CURWOOD: In your book you talk about a number of examples of true costs not being respected. I'm wondering how your concept deals with the global inequity of the distribution of wealth - that it's been built up primarily by paying a very low price for Third World materials - let's say, raw timber - and then collecting a very high price when these goods are sold back to these countries, gradually impoverishing them.
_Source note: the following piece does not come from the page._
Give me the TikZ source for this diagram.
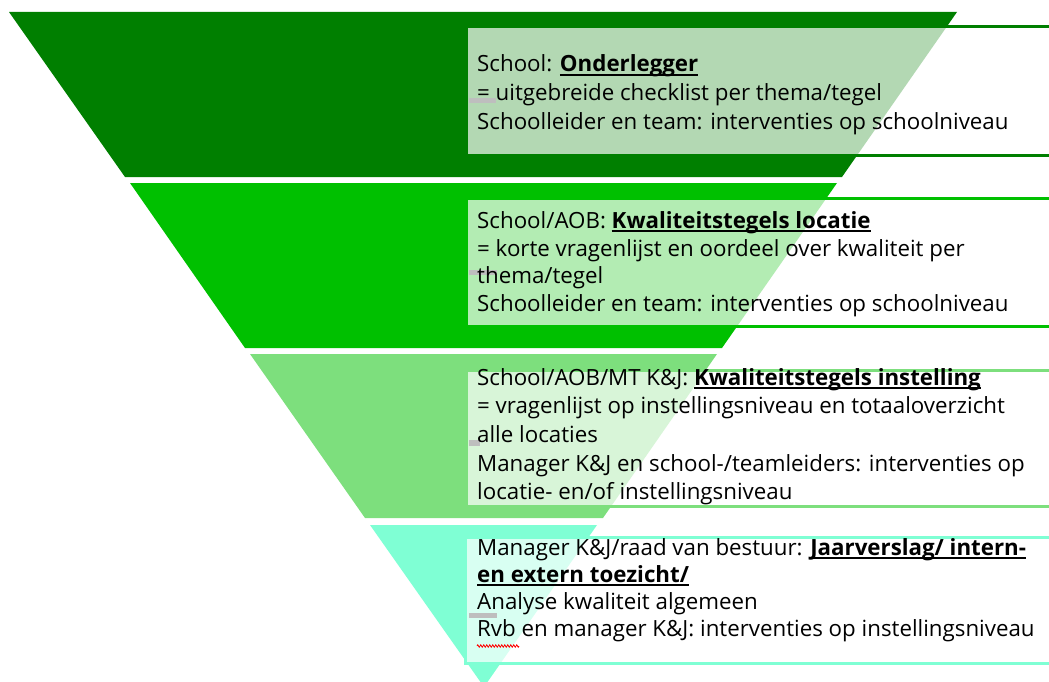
\documentclass[tikz,border=0pt]{standalone}
\usepackage{fontspec}
\setmainfont{Open Sans}
\usetikzlibrary{decorations.pathmorphing}
\definecolor{tone}{HTML}{007F00}
\definecolor{ttwo}{HTML}{00C000}
\definecolor{tthree}{HTML}{7DDF7D}
\definecolor{tfour}{HTML}{7FFFD4}
\definecolor{markgray}{HTML}{BEBEBE}
\tikzset{
  tier/.style={fill=#1, draw=none},
  infobox/.style={draw=#1, line width=3pt, fill=white, fill opacity=0.7, draw opacity=1},
  infotext/.style={anchor=base west, inner sep=0pt, text=black,
    font=\fontsize{22.3}{27}\selectfont},
  pmark/.style={fill=markgray, draw=none}
}
\newcommand{\hl}[1]{\setbox0\hbox{\textbf{#1}}\rlap{\rule[-3.6pt]{\wd0}{1.6pt}}\box0}
\begin{document}
\begin{tikzpicture}[x=1pt,y=-1pt]
\useasboundingbox (0,0) rectangle (1049,682);
\clip (0,0) rectangle (1049,682);
% tiers
\fill[tier=tone]   (9,12) -- (957,12) -- (842,177) -- (125,177) -- cycle;
\fill[tier=ttwo]   (130,183) -- (837,183) -- (722,348) -- (245,348) -- cycle;
\fill[tier=tthree] (250,354) -- (717,354) -- (603,518) -- (365,518) -- cycle;
\fill[tier=tfour]  (370,525) -- (597,525) -- (484,687) -- cycle;
% boxes
\draw[infobox=tone]   (466,27)  rectangle (1065,155);
\draw[infobox=ttwo]   (466,198) rectangle (1065,326);
\draw[infobox=tthree] (466,370) rectangle (1065,506);
\draw[infobox=tfour]  (465,537) rectangle (1065,663);
% paragraph marks
\fill[pmark] (469,98) rectangle (496,103);
\fill[pmark] (469,270) rectangle (497,275);
\fill[pmark] (469,440) rectangle (480,446);
\fill[pmark] (469,613) rectangle (497,618);
% texts box 1
\node[infotext] (t1a) at (477,72)    {School: \hl{Onderlegger}};
\node[infotext] (t1b) at (477,100.5) {= uitgebreide checklist per thema/tegel};
\node[infotext] (t1c) at (477,129)   {Schoolleider en team: interventies op schoolniveau};
% texts box 2
\node[infotext] (t2a) at (477,228)   {School/AOB: \hl{Kwaliteitstegels locatie}};
\node[infotext] (t2b) at (477,256)   {= korte vragenlijst en oordeel over kwaliteit per};
\node[infotext] (t2c) at (477,283.5) {thema/tegel};
\node[infotext] (t2d) at (477,311)   {Schoolleider en team: interventies op schoolniveau};
% texts box 3
\node[infotext] (t3a) at (477,385)   {School/AOB/MT K\&J: \hl{Kwaliteitstegels instelling}};
\node[infotext] (t3b) at (477,413.5) {= vragenlijst op instellingsniveau en totaaloverzicht};
\node[infotext] (t3c) at (477,442)   {alle locaties};
\node[infotext] (t3d) at (477,471)   {Manager K\&J en school-/teamleiders: interventies op};
\node[infotext] (t3e) at (477,499.5) {locatie- en/of instellingsniveau};
% texts box 4
\node[infotext] (t4a) at (477,555)   {Manager K\&J/raad van bestuur: \hl{Jaarverslag/ intern-}};
\node[infotext] (t4b) at (477,582)   {\hl{en extern toezicht/}};
\node[infotext] (t4c) at (477,609.5) {Analyse kwaliteit algemeen};
\node[infotext] (t4d) at (477,636)   {Rvb en manager K\&J: interventies op instellingsniveau};
% spelling squiggle
\draw[red, line width=0.8pt, decorate, decoration={zigzag, amplitude=1.2pt, segment length=3pt}] (477,646) -- (519,646);
\end{tikzpicture}
\end{document}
HAWKEN: That's an excellent question. In Rio, Agenda 21, all the nations agreed in principle that they would move toward sustainable development with no means whatsoever to accomplish that. One of the means we have at our disposal is the tariff system. And what we should have is a most sustainable nation tariff system as opposed to a most favored nation tariff system. Those countries that destroy native cultures, that exploit child labor, that are clear-cutting the Amazon, or what have you, would have such prohibitive tariffs on their products that there would be no incentive to continue those practices.

CURWOOD: How does the NAFTA agreement compare to your views here?
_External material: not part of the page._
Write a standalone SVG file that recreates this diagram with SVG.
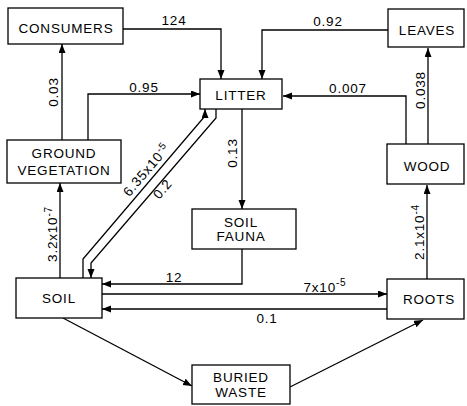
<svg xmlns="http://www.w3.org/2000/svg" width="467" height="406" viewBox="0 0 467 406">
<defs>
<marker id="ah" markerUnits="userSpaceOnUse" markerWidth="10" markerHeight="8" refX="9" refY="3.5" orient="auto">
<path d="M0,0 L9,3.5 L0,7 z" fill="#000"/>
</marker>
<style>
.box{fill:#fff;stroke:#000;stroke-width:1.3}
.t{font-family:"Liberation Sans",Arial,sans-serif;font-size:13.5px;letter-spacing:0.8px;fill:#000;text-anchor:middle}
.c{fill:none;stroke:#000;stroke-width:1.3;marker-end:url(#ah)}
.sup{font-size:10px}
</style>
</defs>
<rect width="467" height="406" fill="#fff"/>
<g id="connectors">
<path class="c" d="M123,29 H221 V79"/>
<path class="c" d="M388,30 H262 V79"/>
<path class="c" d="M406,144 V96 H283"/>
<path class="c" d="M428,144 V48"/>
<path class="c" d="M427,279 V185"/>
<path class="c" d="M62,140 V44"/>
<path class="c" d="M88,140 V94 H200"/>
<path class="c" d="M60,278 V183"/>
<path class="c" d="M83,278 V259 L205,116 V109"/>
<path class="c" d="M216,109 V118 L91,263 V278"/>
<path class="c" d="M242,109 V209"/>
<path class="c" d="M242,249 V284 H102"/>
<path class="c" d="M102,294 H387"/>
<path class="c" d="M387,309 H102"/>
<path class="c" d="M63,318 L192,386"/>
<path class="c" d="M290,387 L423,320"/>
</g>
<g id="labels">
<text class="t" x="174" y="25">124</text>
<text class="t" x="144" y="92">0.95</text>
<text class="t" x="328" y="26">0.92</text>
<text class="t" x="348" y="93">0.007</text>
<text class="t" transform="translate(425,90) rotate(-90)">0.038</text>
<text class="t" transform="translate(58,92) rotate(-90)">0.03</text>
<text class="t" transform="translate(57,234) rotate(-90)">3.2x10<tspan class="sup" dy="-5">-7</tspan></text>
<text class="t" transform="translate(424,232) rotate(-90)">2.1x10<tspan class="sup" dy="-5">-4</tspan></text>
<text class="t" transform="translate(237,153) rotate(-90)">0.13</text>
<text class="t" x="174" y="282">12</text>
<text class="t" x="325" y="292">7x10<tspan class="sup" dy="-6">-5</tspan></text>
<text class="t" x="267" y="323">0.1</text>
<text class="t" transform="translate(150,173) rotate(-49.5)">6.35x10<tspan class="sup" dy="-5">-5</tspan></text>
<text class="t" transform="translate(166,192) rotate(-49.5)">0.2</text>
</g>
<g id="consumers"><rect class="box" x="8" y="8" width="115" height="36"/><text class="t" x="66" y="33">CONSUMERS</text></g>
<g id="leaves"><rect class="box" x="388" y="9" width="76" height="38"/><text class="t" x="427" y="35">LEAVES</text></g>
<g id="litter"><rect class="box" x="200" y="79" width="82" height="30"/><text class="t" x="241" y="100">LITTER</text></g>
<g id="ground-vegetation"><rect class="box" x="7" y="140" width="114" height="43"/><text class="t" x="64" y="158">GROUND</text><text class="t" x="64" y="175">VEGETATION</text></g>
<g id="wood"><rect class="box" x="387" y="144" width="77" height="40"/><text class="t" x="427" y="171">WOOD</text></g>
<g id="soil-fauna"><rect class="box" x="192" y="209" width="104" height="40"/><text class="t" x="241" y="227">SOIL</text><text class="t" x="241" y="241">FAUNA</text></g>
<g id="soil"><rect class="box" x="16" y="278" width="86" height="40"/><text class="t" x="59" y="303">SOIL</text></g>
<g id="roots"><rect class="box" x="387" y="279" width="77" height="40"/><text class="t" x="429" y="304">ROOTS</text></g>
<g id="buried-waste"><rect class="box" x="192" y="365" width="98" height="39"/><text class="t" x="241" y="382">BURIED</text><text class="t" x="241" y="397">WASTE</text></g>
</svg>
HAWKEN: There's many good things in the NAFTA agreement - it's not, you know, black or white. But there's a very deep flaw in it, which is we are holding up a model of prosperity to the rest of the world, not just the Mexicans, that is absolutely unattainable. 20 percent of the industrial world's population consumes 80 percent of the world's resources. If the rest of the 80 percent of the world emulates us, the world is stripped down bare, gone. And so therefore what NAFTA does is basically sort of tell a lie, which says, 'You can do what we have done and we're gonna open up the border, reduce the tariffs, and have free trade.' You know, it's a nice thing. But free trade that perpetuates an industrial system that destroys in the very act of manufacturing, that creates more pollution than we're possibly gonna mitigate is really leading ourselves and our trading partners down the wrong path.

CURWOOD: I want to thank you for taking this time with us. Paul Hawken is the author of The Ecology of Commerce. Thank you.